Which lines hold the word "chart"? Copy each of them.

........

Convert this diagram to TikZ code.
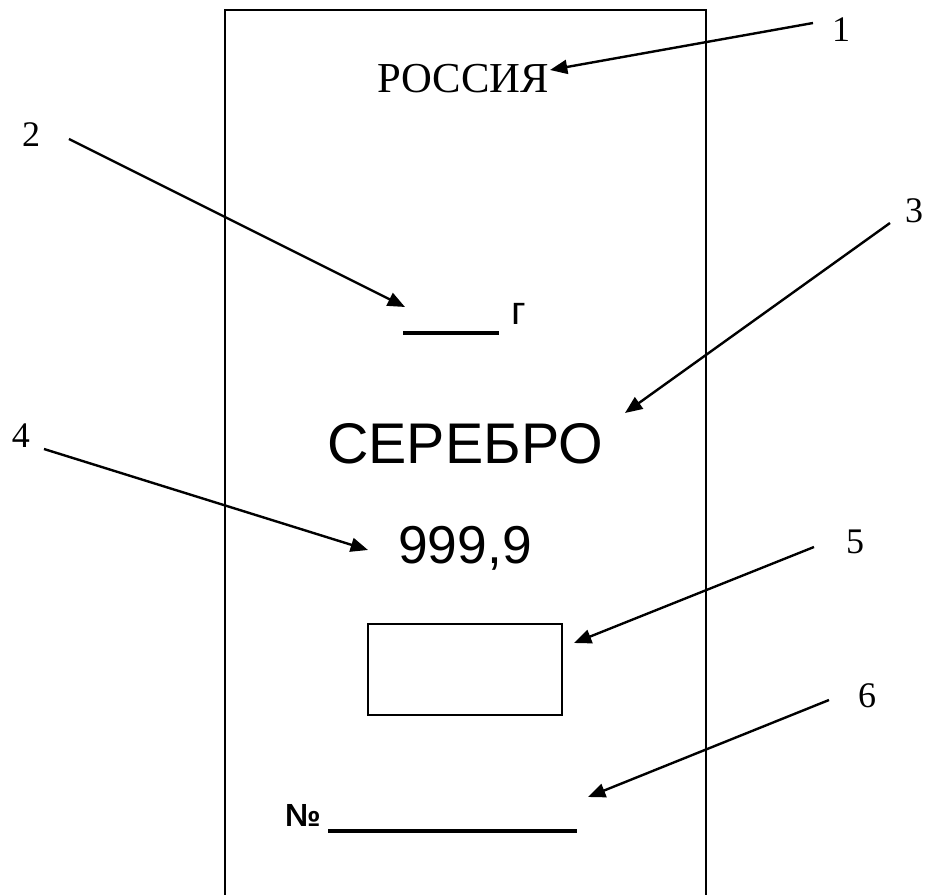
\documentclass[tikz,border=0pt]{standalone}
\usepackage{fontspec}
\setmainfont{Liberation Serif}
\setsansfont{Liberation Sans}
\usetikzlibrary{arrows.meta,positioning}

\begin{document}
\begin{tikzpicture}[x=0.75pt, y=-0.75pt, >={Triangle[length=13pt,width=10.5pt]}]
    \tikzstyle{num} = [inner sep=0pt, anchor=base, font=\fontsize{27}{30}\selectfont]
    \tikzstyle{stamp} = [inner sep=0pt, anchor=base, font=\sffamily\fontsize{43}{48}\selectfont]
    \tikzstyle{line} = [draw, ->, line width=1.8pt]
    \tikzstyle{blank} = [draw, line width=2.4pt]

    \useasboundingbox (0,0) rectangle (929,895);

    % plate outline, open at the bottom
    \draw[line width=2pt] (225,895) -- (225,10) -- (706,10) -- (706,895);

    % inscriptions on the plate
    \node [inner sep=0pt, anchor=base, font=\fontsize{32}{36}\selectfont] (russia) at (463,93) {РОССИЯ};
    \coordinate (yearL) at (403,333);
    \coordinate (yearR) at (499,333);
    \node [inner sep=0pt, anchor=base, font=\sffamily\fontsize{30}{34}\selectfont] (year) at (519,325) {г};
    \node [stamp] (silver) at (465,463) {СЕРЕБРО};
    \node [stamp, font=\sffamily\fontsize{40}{44}\selectfont] (fineness) at (465,563) {999,9};
    \node [draw, line width=1.5pt, minimum width=145.5pt, minimum height=68.25pt] (hallmark) at (465,669.5) {};
    \node [inner sep=0pt, anchor=base, font=\sffamily\bfseries\fontsize{24}{27}\selectfont] (numsign) at (303,826) {№};
    \coordinate (serialL) at (328,831);
    \coordinate (serialR) at (577,831);

    \path [blank] (yearL) -- (yearR);
    \path [blank] (serialL) -- (serialR);

    % callout numbers
    \node [num] (n1) at (841,42) {1};
    \node [num] (n2) at (31,147) {2};
    \node [num] (n3) at (914,223) {3};
    \node [num] (n4) at (21,447) {4};
    \node [num] (n5) at (855,553) {5};
    \node [num] (n6) at (867,707) {6};

    % callout lines
    \coordinate (s1) at (813,23);  \coordinate (t1) at (550,70);
    \coordinate (s2) at (69,139);  \coordinate (t2) at (405,307);
    \coordinate (s3) at (890,223); \coordinate (t3) at (625,413);
    \coordinate (s4) at (44,449);  \coordinate (t4) at (368,550);
    \coordinate (s5) at (814,547); \coordinate (t5) at (574,643);
    \coordinate (s6) at (829,700); \coordinate (t6) at (588,797);

    \path [line] (s1) -- (t1);
    \path [line] (s2) -- (t2);
    \path [line] (s3) -- (t3);
    \path [line] (s4) -- (t4);
    \path [line] (s5) -- (t5);
    \path [line] (s6) -- (t6);
\end{tikzpicture}
\end{document}
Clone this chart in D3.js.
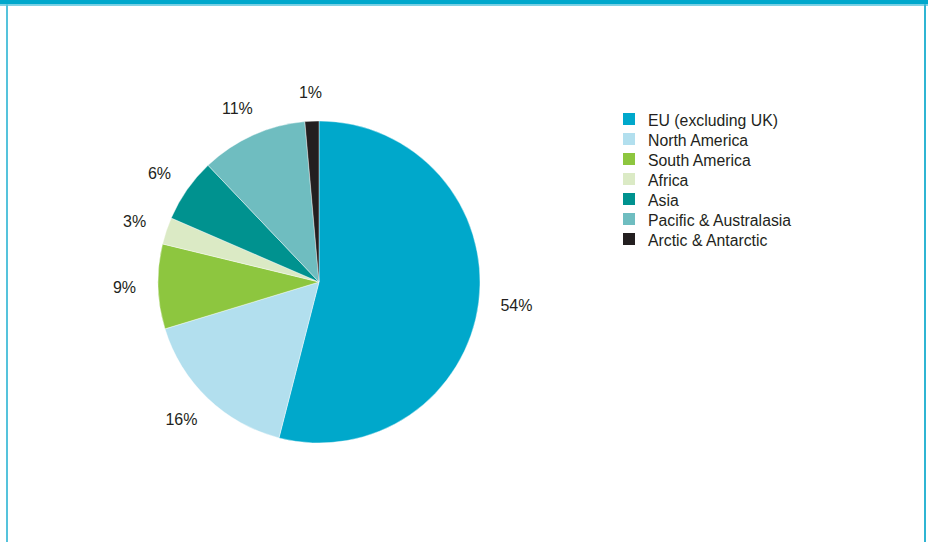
<!DOCTYPE html>
<html>
<head>
<meta charset="utf-8">
<script src="https://cdn.jsdelivr.net/npm/d3@7/dist/d3.min.js"></script>
<style>
  html, body { margin: 0; padding: 0; background: #ffffff; }
  svg { display: block; }
  text { font-family: "Liberation Sans", Arial, Helvetica, sans-serif; fill: #231f20; }
</style>
</head>
<body>
<svg id="chart" width="928" height="542"></svg>
<script>
// Share of activity by region (percent)
const regions = ["EU (excluding UK)", "North America", "South America", "Africa", "Asia", "Pacific & Australasia", "Arctic & Antarctic"];
const shares = [54.0, 16.3, 8.5, 2.7, 6.4, 10.7, 1.4];
const colors = ["#00a8cb", "#b2dfee", "#8dc63f", "#dbeac5", "#00928f", "#6fbdc0", "#231f20"];

const W = 928, H = 542;
const svg = d3.select("#chart");

// Panel frame: heavy top rule with a lighter inner line, thin side rules
svg.append("rect").attr("x", 0).attr("y", 0).attr("width", W).attr("height", 4.3).attr("fill", "#00a8cc");
svg.append("rect").attr("x", 0).attr("y", 4.3).attr("width", W).attr("height", 1.5).attr("fill", "#62c8de");
svg.append("rect").attr("x", 6).attr("y", 4.3).attr("width", 2).attr("height", H).attr("fill", "#55c3dc");
svg.append("rect").attr("x", 924).attr("y", 4.3).attr("width", 2).attr("height", H).attr("fill", "#2fb5d3");

// Pie
const cx = 319, cy = 282, R = 161, gap = 22;
const data = regions.map((name, i) => ({ name, value: shares[i], color: colors[i] }));
const pie = d3.pie().value(d => d.value).sort(null);
const arc = d3.arc().innerRadius(0).outerRadius(R);
const arcs = pie(data);

const g = svg.append("g").attr("transform", `translate(${cx},${cy})`);
g.selectAll("path.slice")
  .data(arcs)
  .join("path")
  .attr("class", "slice")
  .attr("d", arc)
  .attr("fill", d => d.data.color)
  .attr("stroke", "#ffffff")
  .attr("stroke-width", 0.4);

// Percentage labels, placed just outside the rim along each slice's mid-angle
const labels = g.selectAll("text.pct")
  .data(arcs)
  .join("text")
  .attr("class", "pct")
  .attr("font-size", 16)
  .attr("text-anchor", "middle")
  .attr("dominant-baseline", "central")
  .text(d => Math.round(d.data.value) + "%");

labels.each(function(d) {
  const a = (d.startAngle + d.endAngle) / 2;
  const s = Math.sin(a), c = -Math.cos(a);
  const hw = this.getComputedTextLength() / 2;
  const hh = 7;
  const x = (R + gap) * s + hw * s;
  const y = (R + gap) * c + hh * c;
  d3.select(this).attr("x", x).attr("y", y);
});

// Legend
const legend = svg.append("g").attr("transform", "translate(623,113)");
const rows = legend.selectAll("g.row")
  .data(data)
  .join("g")
  .attr("class", "row")
  .attr("transform", (d, i) => `translate(0,${i * 20})`);
rows.append("rect")
  .attr("width", 12)
  .attr("height", 12)
  .attr("fill", d => d.color);
rows.append("text")
  .attr("x", 25)
  .attr("y", 12.5)
  .attr("font-size", 15.8)
  .text(d => d.name);
</script>
</body>
</html>
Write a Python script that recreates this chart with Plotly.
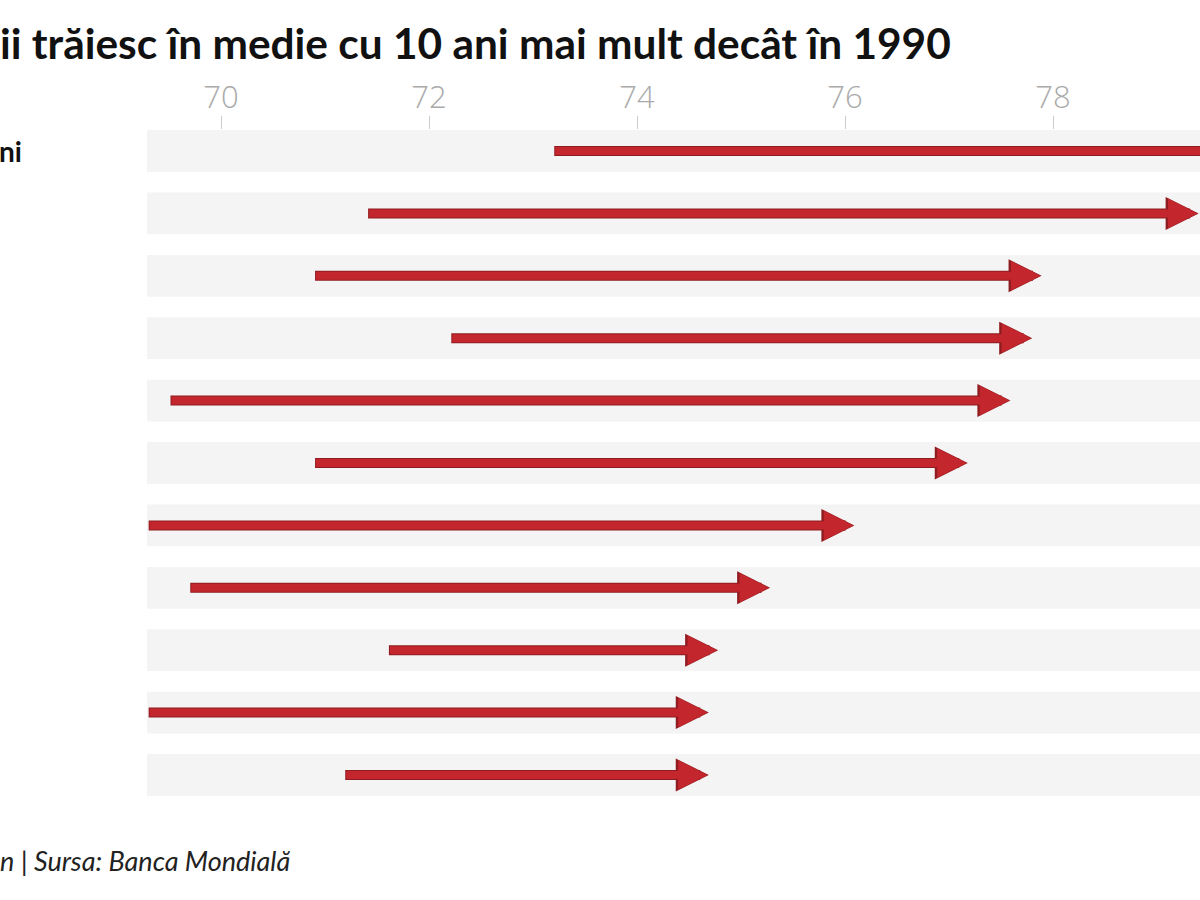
import plotly.graph_objects as go

# Data (life expectancy, years): 1990 -> 2019
row_labels = ["ni", "", "", "", "", "", "", "", "", "", ""]
start_1990 = [73.19, 71.40, 70.89, 72.20, 69.50, 70.89, 69.29, 69.69, 71.60, 69.29, 71.18]
end_2019 = [80.60, 79.40, 77.89, 77.80, 77.59, 77.18, 76.09, 75.28, 74.78, 74.69, 74.69]
tick_values = [70, 72, 74, 76, 78, 80]
tick_text = ["70", "72", "74", "76", "78", "80"]

title_text = "ii trăiesc în medie cu 10 ani mai mult decât în 1990"
footer_text = "n | Sursa: Banca Mondială"

W, H = 1200, 900
ML, MR, MT, MB = 147, 0, 130, 94
plot_w = W - ML - MR
plot_h = H - MT - MB
x_lo = 70 - (221 - ML) / 104.0
x_hi = x_lo + plot_w / 104.0
row_px = 62.4
y_top = -(151 - MT) / row_px
y_bot = y_top + plot_h / row_px

RED = "#c4262d"
DARK = "#8f1c20"
BAND = "#f4f4f4"

fig = go.Figure()
# invisible trace to set up the axes
fig.add_trace(go.Scatter(x=start_1990, y=list(range(len(start_1990))), mode="markers",
                         marker=dict(opacity=0), hoverinfo="skip", showlegend=False))

shapes = []
for i in range(len(start_1990)):
    shapes.append(dict(type="rect", xref="paper", yref="y", x0=0, x1=1,
                       y0=i - 0.335, y1=i + 0.335, fillcolor=BAND,
                       line=dict(width=0), layer="below"))

annotations = []
for i, (s, e) in enumerate(zip(start_1990, end_2019)):
    # darker outline underneath
    annotations.append(dict(x=e, y=i, ax=s, ay=i, xref="x", yref="y",
                            axref="x", ayref="y", text="", showarrow=True,
                            arrowhead=2, arrowsize=0.66, arrowwidth=10,
                            arrowcolor=DARK, standoff=0, startstandoff=0))
    annotations.append(dict(x=e, y=i, ax=s, ay=i, xref="x", yref="y",
                            axref="x", ayref="y", text="", showarrow=True,
                            arrowhead=2, arrowsize=0.74, arrowwidth=8,
                            arrowcolor=RED, standoff=1, startstandoff=1))

for i, lab in enumerate(row_labels):
    if lab:
        annotations.append(dict(x=-ML / plot_w, y=i, xref="paper", yref="y",
                                text="<b>" + lab + "</b>", showarrow=False,
                                xanchor="left", yanchor="middle", xshift=-3,
                                font=dict(family="Lato", size=28, color="#111")))

annotations.append(dict(x=-ML / plot_w, y=(H - MB - 860) / plot_h,
                        xref="paper", yref="paper", text="<i>" + footer_text + "</i>",
                        showarrow=False, xanchor="left", yanchor="middle", xshift=-2,
                        font=dict(family="Lato", size=27, color="#222")))

fig.update_layout(
    width=W, height=H,
    margin=dict(l=ML, r=MR, t=MT, b=MB, pad=0),
    paper_bgcolor="white", plot_bgcolor="white",
    title=dict(text="<b>" + title_text + "</b>", x=0, xref="container", xanchor="left",
               y=1 - 44 / H, yanchor="middle", pad=dict(l=0),
               font=dict(family="Lato", size=42.4, color="#111")),
    xaxis=dict(range=[x_lo, x_hi], side="top", tickvals=tick_values, ticktext=tick_text,
               ticks="outside", ticklen=13, tickwidth=1, tickcolor="#cccccc",
               ticklabelstandoff=-4,
               tickfont=dict(family="Open Sans", size=31, color="#aaaaaa", weight=300),
               showgrid=False, zeroline=False, showline=False),
    yaxis=dict(range=[y_bot, y_top], visible=False, showgrid=False, zeroline=False),
    shapes=shapes, annotations=annotations, showlegend=False,
)

fig.write_html("out.html", config={"displayModeBar": False},
               post_script="document.body.style.margin='0';")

........

# TASK SOLUTION
Clone this chart in D3.js.
<svg id="chart" width="928" height="542"></svg>
const svg = d3.select("#chart");
Write a Python script that recreates this chart with Plotly.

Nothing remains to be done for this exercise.